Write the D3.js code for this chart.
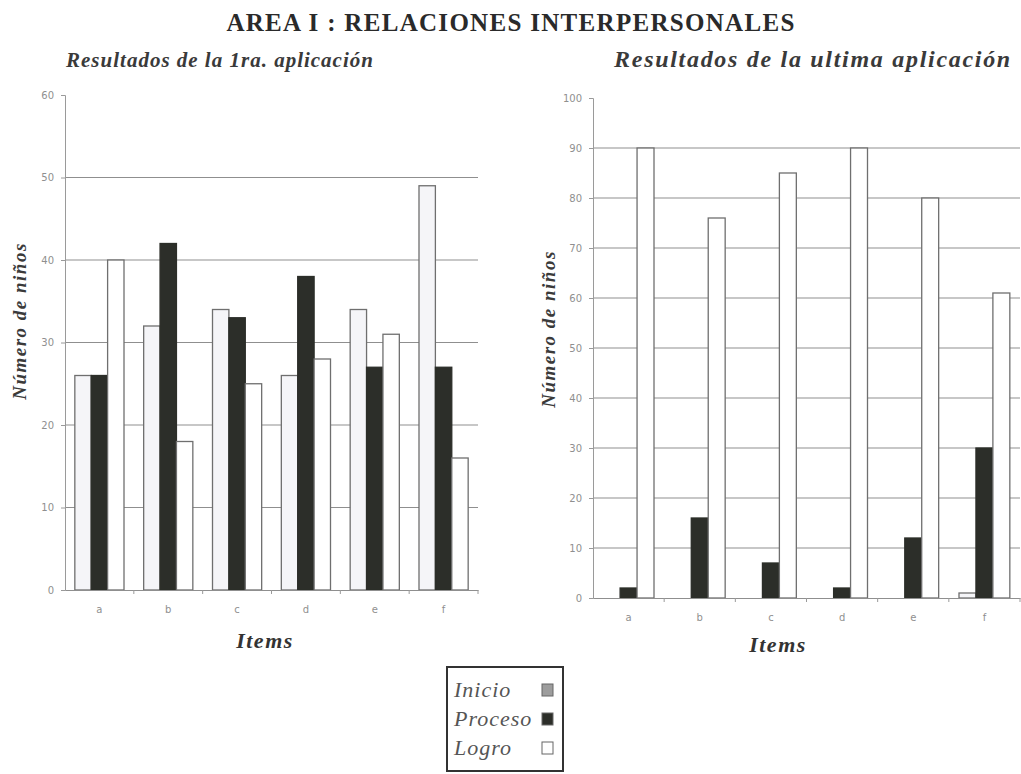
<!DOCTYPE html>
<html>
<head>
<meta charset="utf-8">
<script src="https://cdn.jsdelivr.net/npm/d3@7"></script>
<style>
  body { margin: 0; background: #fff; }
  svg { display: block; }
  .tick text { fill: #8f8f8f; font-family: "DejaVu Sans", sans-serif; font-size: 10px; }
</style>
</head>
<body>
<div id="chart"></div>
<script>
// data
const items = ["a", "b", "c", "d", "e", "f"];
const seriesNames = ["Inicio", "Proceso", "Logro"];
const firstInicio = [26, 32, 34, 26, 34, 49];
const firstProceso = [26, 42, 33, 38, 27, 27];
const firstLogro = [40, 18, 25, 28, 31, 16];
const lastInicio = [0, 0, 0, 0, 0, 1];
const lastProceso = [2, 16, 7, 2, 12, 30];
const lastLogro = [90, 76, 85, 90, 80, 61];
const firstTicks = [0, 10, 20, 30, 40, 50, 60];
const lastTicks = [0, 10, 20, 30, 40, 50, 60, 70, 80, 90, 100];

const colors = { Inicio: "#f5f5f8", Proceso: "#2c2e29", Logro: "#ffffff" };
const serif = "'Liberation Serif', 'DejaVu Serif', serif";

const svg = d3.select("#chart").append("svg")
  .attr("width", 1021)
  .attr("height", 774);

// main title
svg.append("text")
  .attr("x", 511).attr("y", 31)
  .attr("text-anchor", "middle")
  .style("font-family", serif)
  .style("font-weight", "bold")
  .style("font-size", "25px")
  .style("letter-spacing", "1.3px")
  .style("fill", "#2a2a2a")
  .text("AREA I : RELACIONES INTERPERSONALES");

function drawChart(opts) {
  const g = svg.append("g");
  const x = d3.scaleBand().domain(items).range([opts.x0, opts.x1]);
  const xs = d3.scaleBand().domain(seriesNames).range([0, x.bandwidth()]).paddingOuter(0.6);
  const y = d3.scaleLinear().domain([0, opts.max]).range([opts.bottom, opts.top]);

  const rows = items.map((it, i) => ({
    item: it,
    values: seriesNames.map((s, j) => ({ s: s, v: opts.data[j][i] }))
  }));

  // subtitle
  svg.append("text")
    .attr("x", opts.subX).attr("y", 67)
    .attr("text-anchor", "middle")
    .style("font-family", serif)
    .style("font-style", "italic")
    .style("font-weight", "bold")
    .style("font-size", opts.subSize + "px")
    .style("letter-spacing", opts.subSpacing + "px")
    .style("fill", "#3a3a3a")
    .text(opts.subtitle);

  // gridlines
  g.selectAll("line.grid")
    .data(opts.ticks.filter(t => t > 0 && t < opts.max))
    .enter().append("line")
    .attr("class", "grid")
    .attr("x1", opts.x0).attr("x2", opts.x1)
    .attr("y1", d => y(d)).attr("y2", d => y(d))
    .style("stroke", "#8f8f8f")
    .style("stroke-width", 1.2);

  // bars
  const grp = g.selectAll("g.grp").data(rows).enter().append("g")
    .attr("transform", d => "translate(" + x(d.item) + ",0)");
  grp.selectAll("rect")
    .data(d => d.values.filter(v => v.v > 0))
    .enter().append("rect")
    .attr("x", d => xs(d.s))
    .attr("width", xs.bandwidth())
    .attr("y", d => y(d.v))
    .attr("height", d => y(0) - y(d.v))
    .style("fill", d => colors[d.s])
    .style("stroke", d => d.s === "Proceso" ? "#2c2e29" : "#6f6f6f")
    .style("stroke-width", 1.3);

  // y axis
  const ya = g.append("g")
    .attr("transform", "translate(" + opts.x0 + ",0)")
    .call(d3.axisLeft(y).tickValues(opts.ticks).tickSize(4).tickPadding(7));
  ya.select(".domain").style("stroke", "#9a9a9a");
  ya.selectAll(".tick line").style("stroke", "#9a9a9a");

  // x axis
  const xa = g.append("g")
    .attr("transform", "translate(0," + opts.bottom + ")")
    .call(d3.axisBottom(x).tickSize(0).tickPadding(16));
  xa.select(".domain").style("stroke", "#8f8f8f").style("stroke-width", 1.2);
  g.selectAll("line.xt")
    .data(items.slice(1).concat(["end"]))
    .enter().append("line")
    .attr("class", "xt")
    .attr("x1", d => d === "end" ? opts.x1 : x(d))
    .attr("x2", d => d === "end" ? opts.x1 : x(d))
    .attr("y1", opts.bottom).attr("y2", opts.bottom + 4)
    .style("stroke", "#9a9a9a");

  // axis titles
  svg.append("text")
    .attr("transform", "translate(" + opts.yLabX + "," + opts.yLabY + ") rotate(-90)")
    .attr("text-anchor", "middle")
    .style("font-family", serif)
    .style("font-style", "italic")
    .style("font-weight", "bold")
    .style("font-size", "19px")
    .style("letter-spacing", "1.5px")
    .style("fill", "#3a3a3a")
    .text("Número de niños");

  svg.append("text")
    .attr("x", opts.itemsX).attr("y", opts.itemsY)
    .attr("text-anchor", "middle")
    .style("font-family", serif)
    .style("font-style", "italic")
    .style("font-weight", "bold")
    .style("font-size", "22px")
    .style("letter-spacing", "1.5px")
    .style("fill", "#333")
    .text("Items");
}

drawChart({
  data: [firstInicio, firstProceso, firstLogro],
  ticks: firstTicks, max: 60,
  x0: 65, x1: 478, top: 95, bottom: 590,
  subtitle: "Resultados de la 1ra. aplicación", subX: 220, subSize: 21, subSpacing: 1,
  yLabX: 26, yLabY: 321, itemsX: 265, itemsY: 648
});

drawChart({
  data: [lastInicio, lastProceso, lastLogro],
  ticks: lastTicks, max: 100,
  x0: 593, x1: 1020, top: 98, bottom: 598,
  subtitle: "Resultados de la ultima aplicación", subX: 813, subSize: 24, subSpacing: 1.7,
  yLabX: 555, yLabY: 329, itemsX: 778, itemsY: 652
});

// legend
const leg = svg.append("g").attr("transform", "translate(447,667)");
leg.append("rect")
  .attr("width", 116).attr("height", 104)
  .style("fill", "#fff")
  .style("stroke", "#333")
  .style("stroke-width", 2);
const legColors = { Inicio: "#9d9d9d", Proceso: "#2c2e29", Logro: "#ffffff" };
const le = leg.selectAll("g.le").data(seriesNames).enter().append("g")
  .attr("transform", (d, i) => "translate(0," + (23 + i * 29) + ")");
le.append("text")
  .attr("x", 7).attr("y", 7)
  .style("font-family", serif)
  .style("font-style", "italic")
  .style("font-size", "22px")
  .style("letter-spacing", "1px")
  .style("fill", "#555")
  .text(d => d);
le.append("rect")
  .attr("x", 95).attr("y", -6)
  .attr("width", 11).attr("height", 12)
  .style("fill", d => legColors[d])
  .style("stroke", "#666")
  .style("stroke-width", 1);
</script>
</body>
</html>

* * *

* [REQUEST]:
Go from the first line of the listing to the line holding "I : RELACIONES" and, please, transcribe those lines exactly, both included, with no pictures.

* [FINISHED ANSWER]:
Write the D3.js code for this chart.
<!DOCTYPE html>
<html>
<head>
<meta charset="utf-8">
<script src="https://cdn.jsdelivr.net/npm/d3@7"></script>
<style>
  body { margin: 0; background: #fff; }
  svg { display: block; }
  .tick text { fill: #8f8f8f; font-family: "DejaVu Sans", sans-serif; font-size: 10px; }
</style>
</head>
<body>
<div id="chart"></div>
<script>
// data
const items = ["a", "b", "c", "d", "e", "f"];
const seriesNames = ["Inicio", "Proceso", "Logro"];
const firstInicio = [26, 32, 34, 26, 34, 49];
const firstProceso = [26, 42, 33, 38, 27, 27];
const firstLogro = [40, 18, 25, 28, 31, 16];
const lastInicio = [0, 0, 0, 0, 0, 1];
const lastProceso = [2, 16, 7, 2, 12, 30];
const lastLogro = [90, 76, 85, 90, 80, 61];
const firstTicks = [0, 10, 20, 30, 40, 50, 60];
const lastTicks = [0, 10, 20, 30, 40, 50, 60, 70, 80, 90, 100];

const colors = { Inicio: "#f5f5f8", Proceso: "#2c2e29", Logro: "#ffffff" };
const serif = "'Liberation Serif', 'DejaVu Serif', serif";

const svg = d3.select("#chart").append("svg")
  .attr("width", 1021)
  .attr("height", 774);

// main title
svg.append("text")
  .attr("x", 511).attr("y", 31)
  .attr("text-anchor", "middle")
  .style("font-family", serif)
  .style("font-weight", "bold")
  .style("font-size", "25px")
  .style("letter-spacing", "1.3px")
  .style("fill", "#2a2a2a")
  .text("AREA I : RELACIONES INTERPERSONALES");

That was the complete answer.